The people in the community were amazed that the church decided to do something about it! Next thing you know the neighbors joined in to help. It became something the church did every week for a season. Some even started going to the church services and becoming Christ-followers. It was then that the community council made cleaning the streets a priority. The were convicted by the efforts of the church.

The Person of Peace

Mike read through the New Testament wanting to discover how the message of Jesus spread and realized Jesus sent the disciples out looking for a “person of peace” not operating ministries the way his church was doing. The “person of peace” is someone who is open to spiritual conversations and going deeper spiritually.

“If a man of peace is there, your peace will rest on him; if not, it will return to you.” – Luke 10:6

This does not require the gift of evangelism or charisma, etc..

The “person of peace” is the one who God has prepared in advance for you to advance the Kingdom. This is the relationship strategy of Jesus. Looking to get married? Look for the woman of peace. Looking to move to Africa as a missionary? Look for the person of peace who will invite you or connect you there.

Who are the “persons of peace” in your life?

How can we find a “person of peace”?

  • They like you. They welcome you.
  • They listen to you.
  • They want to serve you. (Don’t forget this one!)

Is it possible the people in your life (even those who are annoying) are the “persons of peace” in your life? God has prepared the person of peace before I’ve even met him/her.

Consider the family, friends, co-workers, and neighbors of the “person of peace” as the next people to serve. Stay with the oikos of the “person of peace” in your life.

Ask the “person of peace” – Who do you know that will do what you have just done?

Just because they are called “person of peace” does not mean it won’t be difficult. It is a spiritual battle! “From the days of John the Baptist until now, the kingdom of heaven has been subjected to violence, and violent people (like David’s Mighty Men) have been raiding it.” – Matthew 11:12

If someone is not a “person of peace,” then we entrust them to God and to someone else so that we can invest in the one(s) God has prepared for us.

Mike’s charitable assumption for his staff is that God has something good for them. If it isn’t with him, the reason they don’t know what it is because he hasn’t given them the chance to find out. Puts people who are a pain on sabbatical so they can hear God and do something about it. Ask them: “Do you wake up grateful? Because clearly this context isn’t life-giving at this.”

A Kairos Moment

 The way Jesus invested in his disciples included lots of questions and discussion.

At a Kairos Moment (a moment when God was at work), Jesus would help them do the following:

  • Observe
  • Reflect
  • Discuss
  • Plan (a statement of belief)
  • Account (Matthew 7 – “Don’t judge and bear good fruit.”)
  • Act (What is God saying? What are you going to do about it?)
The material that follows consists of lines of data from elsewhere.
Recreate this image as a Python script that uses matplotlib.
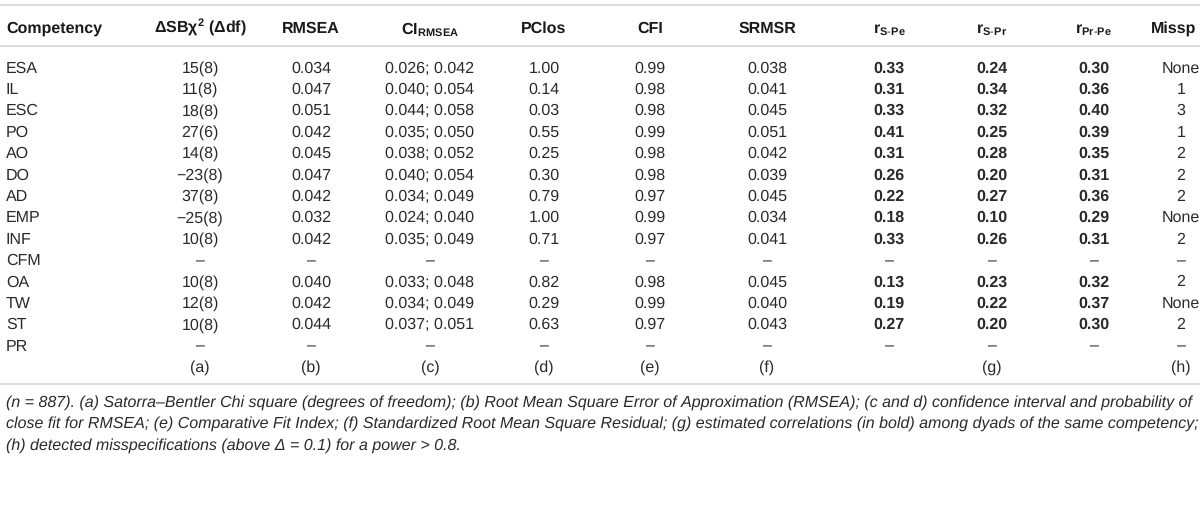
import matplotlib
matplotlib.use('Agg')
from matplotlib import pyplot as plt

plt.rcParams['font.family'] = ['Liberation Sans', 'DejaVu Sans']
plt.rcParams['mathtext.fontset'] = 'custom'
plt.rcParams['mathtext.rm'] = 'Liberation Sans'
plt.rcParams['mathtext.bf'] = 'Liberation Sans:bold'
plt.rcParams['mathtext.it'] = 'Liberation Sans:italic'
plt.rcParams['text.hinting'] = 'no_hinting'
plt.rcParams['text.hinting_factor'] = 1

# Datos de la tabla
competencias = ['ESA', 'IL', 'ESC', 'PO', 'AO', 'DO', 'AD', 'EMP', 'INF',
                'CFM', 'OA', 'TW', 'ST', 'PR']
chi2 = ['15(8)', '11(8)', '18(8)', '27(6)', '14(8)', '\u221223(8)', '37(8)',
        '\u221225(8)', '10(8)', '\u2013', '10(8)', '12(8)', '10(8)', '\u2013']
rmsea = ['0.034', '0.047', '0.051', '0.042', '0.045', '0.047', '0.042',
         '0.032', '0.042', '\u2013', '0.040', '0.042', '0.044', '\u2013']
ci_rmsea = ['0.026; 0.042', '0.040; 0.054', '0.044; 0.058', '0.035; 0.050',
            '0.038; 0.052', '0.040; 0.054', '0.034; 0.049', '0.024; 0.040',
            '0.035; 0.049', '\u2013', '0.033; 0.048', '0.034; 0.049',
            '0.037; 0.051', '\u2013']
pclos = ['1.00', '0.14', '0.03', '0.55', '0.25', '0.30', '0.79', '1.00',
         '0.71', '\u2013', '0.82', '0.29', '0.63', '\u2013']
cfi = ['0.99', '0.98', '0.98', '0.99', '0.98', '0.98', '0.97', '0.99',
       '0.97', '\u2013', '0.98', '0.99', '0.97', '\u2013']
srmsr = ['0.038', '0.041', '0.045', '0.051', '0.042', '0.039', '0.045',
         '0.034', '0.041', '\u2013', '0.045', '0.040', '0.043', '\u2013']
r_s_pe = ['0.33', '0.31', '0.33', '0.41', '0.31', '0.26', '0.22', '0.18',
          '0.33', '\u2013', '0.13', '0.19', '0.27', '\u2013']
r_s_pr = ['0.24', '0.34', '0.32', '0.25', '0.28', '0.20', '0.27', '0.10',
          '0.26', '\u2013', '0.23', '0.22', '0.20', '\u2013']
r_pr_pe = ['0.30', '0.36', '0.40', '0.39', '0.35', '0.31', '0.36', '0.29',
           '0.31', '\u2013', '0.32', '0.37', '0.30', '\u2013']
missp = ['None', '1', '3', '1', '2', '2', '2', 'None', '2', '\u2013', '2',
         'None', '2', '\u2013']

encabezados = ['Competency', '\u0394SB\u03c7$^{\\mathbf{2}}$ (\u0394df)', 'RMSEA',
               r'CI$_{\mathbf{RMSEA}}$', 'PClos', 'CFI', 'SRMSR',
               r'r$_{\mathbf{S\text{-}Pe}}$', r'r$_{\mathbf{S\text{-}Pr}}$',
               r'r$_{\mathbf{Pr\text{-}Pe}}$', 'Missp']
notas = ['', '(a)', '(b)', '(c)', '(d)', '(e)', '(f)', '', '(g)', '', '(h)']

nota_pie = ['(n = 887). (a) Satorra\u2013Bentler Chi square (degrees of freedom); '
            '(b) Root Mean Square Error of Approximation (RMSEA); (c and d) '
            'confidence interval and probability of',
            'close fit for RMSEA; (e) Comparative Fit Index; (f) Standardized '
            'Root Mean Square Residual; (g) estimated correlations (in bold) '
            'among dyads of the same competency;',
            '(h) detected misspecifications (above \u0394 = 0.1) for a power '
            '> 0.8.']

columnas = [competencias, chi2, rmsea, ci_rmsea, pclos, cfi, srmsr,
            r_s_pe, r_s_pr, r_pr_pe, missp]
xcols = [6, 200, 311, 430, 544, 650, 767, 889, 992, 1094, 1181]
x_enc = xcols[:-1] + [1174]

fig = plt.figure(figsize=(12, 5.32), dpi=100)
ax = fig.add_axes([0, 0, 1, 1])
ax.set_xlim(0, 1200)
ax.set_ylim(532, 0)
ax.axis('off')

gris = '#dcdcdc'
texto = '#2a2a2a'
tam = 11.4
ax.axhline(5, color=gris, lw=1.5)
ax.axhline(46, color=gris, lw=1.5)
ax.axhline(384, color=gris, lw=1.5)

y_enc = 33
for i, (h, x) in enumerate(zip(encabezados, x_enc)):
    ha = 'left' if i == 0 else 'center'
    ax.text(x, y_enc, h, ha=ha, va='baseline', fontsize=tam, fontweight='bold',
            color='#1a1a1a')

y0 = 72.5
dy = 21.4
for j in range(len(competencias)):
    y = y0 + j * dy
    for i, (col, x) in enumerate(zip(columnas, xcols)):
        ha = 'left' if i == 0 else 'center'
        negrita = 'bold' if i in (7, 8, 9) and col[j] != '\u2013' else 'normal'
        ax.text(x, y, col[j], ha=ha, va='baseline', fontsize=tam,
                fontweight=negrita, color=texto)

y_notas = y0 + len(competencias) * dy
for n, x in zip(notas, xcols):
    if n:
        ax.text(x, y_notas, n, ha='center', va='baseline', fontsize=tam,
                color=texto)

for k, linea in enumerate(nota_pie):
    ax.text(6, 406.5 + k * 21.5, linea, ha='left', va='baseline', fontsize=tam,
            style='italic', color=texto)

fig.savefig('out.png', dpi=100)
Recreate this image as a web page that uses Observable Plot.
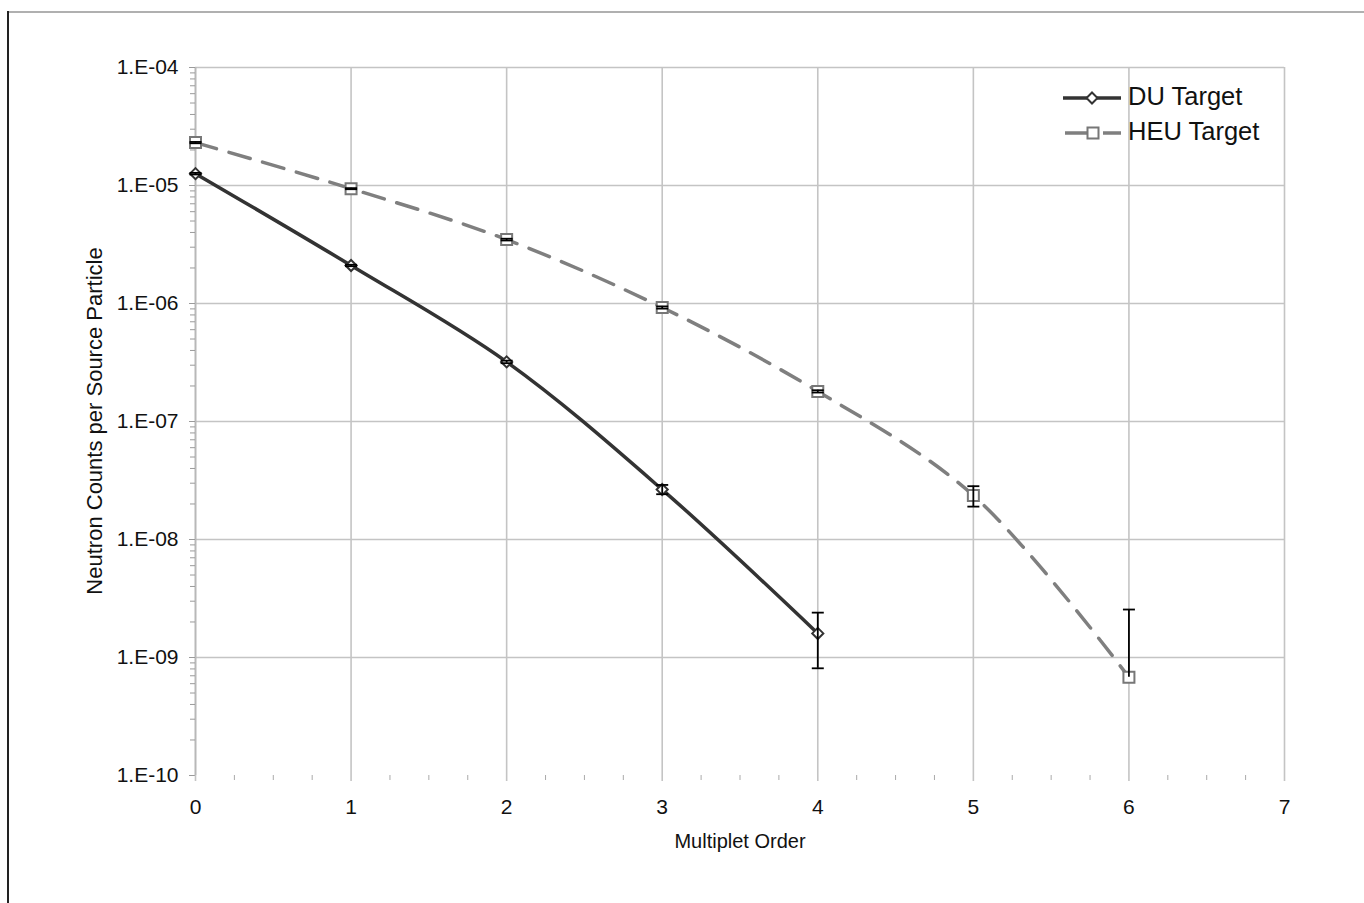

Information Does Not Change Lives

A great Western fallacy is that someone can pass from information to innovation without first passing through imitation. Most Westerners have been more influenced by the Enlightenment than the Reformation.

As the message of Jesus moved beyond the Jewish context into the Gentile world, the relationships went from being described as “rabbi and disciple” to “parent and child.” (For example, see 1 Corinthians 4:14-17).

  • Information – The guardian would teach the children reading, writing, and arithmetic (the pedagogical essentials).
  • Imitation – The son spent time with his father to learn the family business. The daughter spent time with her mother to learn how to care for the oikos (family, neighbors, friends).
  • Innovation -Once someone has the basics, they can go to a new town and contextualize their craft.

Huddles

The people you invite into your huddle should all be leading their own huddle. Invite into your huddle the persons of peace in your life and those who are willing to do what you ask them to do.

Discipleship creates mission. Mission creates discipleship.

Success and Fruitfulness

When you pursue success you do not guarantee fruitfulness. When you pursue fruitfulness, you will experience success. Fruitfulness takes longer, but it also lasts longer.

If something is worth doing, then it is worth doing wrongly. We need to give people the freedom to fail. It’s more caught than taught. We need to have a low control and high accountability culture.

If you create a culture, those who enter a culture will begin to live the way the culture lives.

The Four Human Spaces:

  • Intimate – 2 to 3 people
  • Personal – 6 to 12 people
  • Social – 20-70 people  **extended family on mission
  • Public – 70+

The social space is crucial because it is within the social space that the intimate and personal spaces take place. In the Western world we have lost our extended family and put all of our hopes into the nuclear family which has failed.

Small groups are small enough to care but aren’t big enough to dare.

There is no word for “nuclear family” in Hebrew, Aramaic, or Greek. The word “family” always means extended family. Extended family has always included blood relatives and others.

Mission is always the center of missional community. The huddle is the vehicle towards discipling leaders.

Jesus spends time with the Father on His own (up), spent time with His disciples (in), and spent time with the crowds (out). At the beginning, Mike encouraged his small groups to get out of the room where they were meeting and walk around the community where they meet and pray for the community (like caroling for mimes). A few people asked them what they were doing and they said: “praying for our community.” Some were impressed by that. The next time they went into the shops and to the homes and asked what they could be praying for. This follows what Jesus did with His disciples in Matthew 10. Once needs were discovered, the small group began to meet those needs in addition to praying for the community.

When asked to describe what he sensed God was calling the worship team to do, the worship pastor at St. Thomas in Sheffield said: “We want to be the welcomers of the unwelcome.”

The network leader needs to be the vision carrier for the mission.

Creating an Extended Family

Start with a simple repeatable pattern with your own family and then begin to invite others into it. For the Breens they had breakfast and dinner together every day.

Once our house is too full, then you spot the next potential host and invite them into your huddle.